Der Ampel schägt die letzte Stunde. Wie konnte es so weit kommen? Zu sagen, das läge an der Dauerstreitereien von SPD, Grünen und Liberalen, greift zu kurz. Womöglich war es eher der anfängliche Konsens und ein initialer Schulterschluss zwischen Grünen und FDP, der der Ampel jetzt zum Verhängnis wird.

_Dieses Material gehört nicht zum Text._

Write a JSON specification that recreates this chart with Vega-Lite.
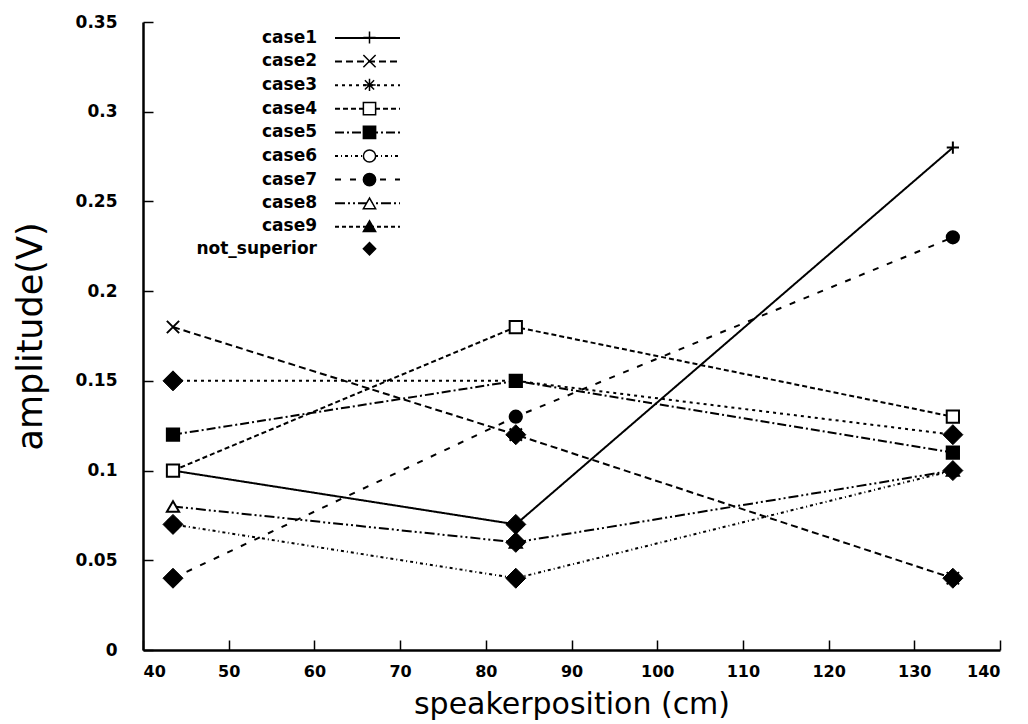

Ein Blick zurück zu den Bundestagswahlen 2021 lohnt. Betrachtet man die Verteilung der Sitze, rangierten auf Platz Eins die Sozialdemokraten. An zweiter Stelle stand die Union. Erst an dritter und vierter Stelle kamen Grüne und FDP. Man hätte deshalb erwarten können, dass es zu einer umgekehrten großen Koalition unter Führung der SPD gekommen wäre gemäß »Gamsons Gesetz«, wonach politische Macht in einer Regierung proportional zu den Stimmanteilen verteilt wird. Doch die Sozialdemokraten hatten nach drei Legislaturperioden mit Kanzlerin Angela Merkel die Lust auf die CDU/CSU verloren und eine abermalige »große« Koalition kategorisch ausgeschlossen. Damit freilich hatte sich die SPD verhandlungsstrategisch ohne Not selbst geschwächt.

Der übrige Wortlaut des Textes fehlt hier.